Firma Sportsfreund Fitness kauft die Geräte
Einen Kannibalismuseffekt hatten Wulf und Seeliger ausgeschlossen, nach Ansicht des OSV ist es dann doch so gekommen. „Wir haben nach der Sportsfreund-Eröffnung in relativ kurzer Zeit 150 Mitglieder verloren“, sagt Strube. Außerdem sei die Neugewinnung deutlich schwieriger geworden.
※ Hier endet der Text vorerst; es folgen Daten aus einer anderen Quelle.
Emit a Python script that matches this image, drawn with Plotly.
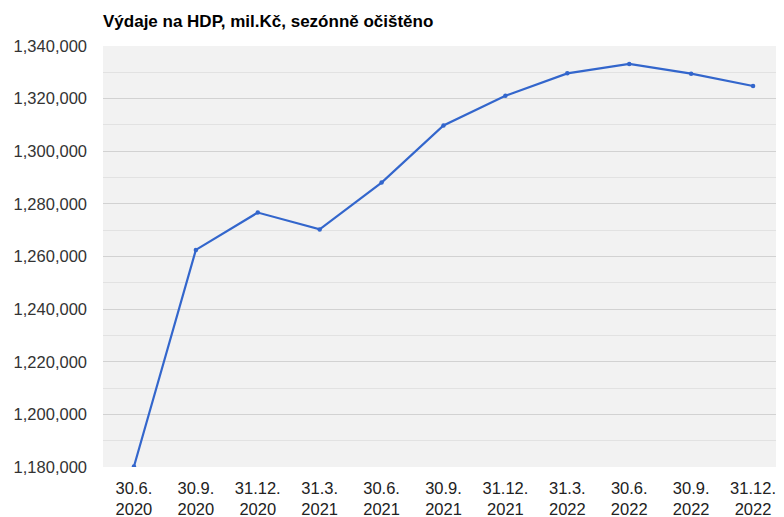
import plotly.graph_objects as go

categories = ["30.6.<br>2020", "30.9.<br>2020", "31.12.<br>2020", "31.3.<br>2021",
              "30.6.<br>2021", "30.9.<br>2021", "31.12.<br>2021", "31.3.<br>2022",
              "30.6.<br>2022", "30.9.<br>2022", "31.12.<br>2022"]
values = [1180200, 1262500, 1276700, 1270300, 1288100, 1309800,
          1321100, 1329600, 1333200, 1329500, 1324800]
title_text = "Výdaje na HDP, mil.Kč, sezónně očištěno"

FONT = "Liberation Sans, Arial, sans-serif"

# The page body has an 8px margin, so the figure is sized/offset to compensate.
W, H = 776, 509

fig = go.Figure()
fig.add_trace(go.Scatter(
    x=categories, y=values, mode="lines+markers",
    line=dict(color="#3366cc", width=2.2),
    marker=dict(color="#3366cc", size=4.5),
    hoverinfo="x+y",
))

fig.update_layout(
    width=W, height=H,
    margin=dict(l=95, r=0, t=38, b=50),
    paper_bgcolor="white",
    plot_bgcolor="#f2f2f2",
    showlegend=False,
    title=dict(text="<b>" + title_text + "</b>", x=95/W, xanchor="left",
               xref="container", y=1 - 13/H, yanchor="middle", yref="container",
               font=dict(family=FONT, size=17, color="#000000")),
    font=dict(family=FONT, size=16.5, color="#333333"),
)
fig.update_xaxes(
    type="category", range=[-0.5, 10.5], showgrid=False, zeroline=False,
    showline=False, ticks="", ticklabelstandoff=9,
    tickfont=dict(family=FONT, size=16.5, color="#222222"),
)
fig.update_yaxes(
    range=[1180000, 1340000], dtick=20000, tick0=1180000, tickformat=",",
    showgrid=True, gridcolor="#d2d2d2", gridwidth=1,
    minor=dict(dtick=10000, tick0=1180000, showgrid=True, gridcolor="#e2e2e2", gridwidth=1),
    zeroline=False, showline=False, ticks="", ticklabelstandoff=15,
    tickfont=dict(family=FONT, size=16.5, color="#333333"),
)

fig.write_html("out.html")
Die Initiatoren der Petition haben einen ersten Schub mit Unterschriften bei Bürgermeister Jürgen Hettwer eingereicht und ein Gespräch mit ihm geführt. „Ich habe ihnen das Konstrukt erklärt und darauf hingewiesen, dass ich keinen Einfluss nehmen kann“, sagt der Verwaltungschef.
Natürlich stellt sich nun die Frage, was mit den Räumen passiert. „Die Gemeinde will Einnahmen generieren, deshalb muss man über alle möglichen Nutzungen nachdenken. Eine Vergabe an Externe ist möglich, der OSV hat keinen automatischen Anspruch. Wir sind aber im Gespräch“, sagt Hettwer. Die Geräte aus dem Medi-Terrain kauft übrigens Sportsfreund. Die Firma hat ein Schreiben an die Mitglieder der Tochtergesellschaft des Sportvereins verfasst, bezeichnet sich in dem Dokument als „neuer Vereinspartner und Nachfolger“. Für kommenden Sonnabend und Sonnabend lädt sie zum Kennenlernwochenende, unterbreitet den Medi-Terrain-Mitgliedern ein sogenanntes Willkommensangebot. Diese können bei Sportsfreund bis 31. Dezember kostenlos trainieren und sparen bei einem Beitritt die Aufnahmegebühr in Höhe von 39,99 Euro.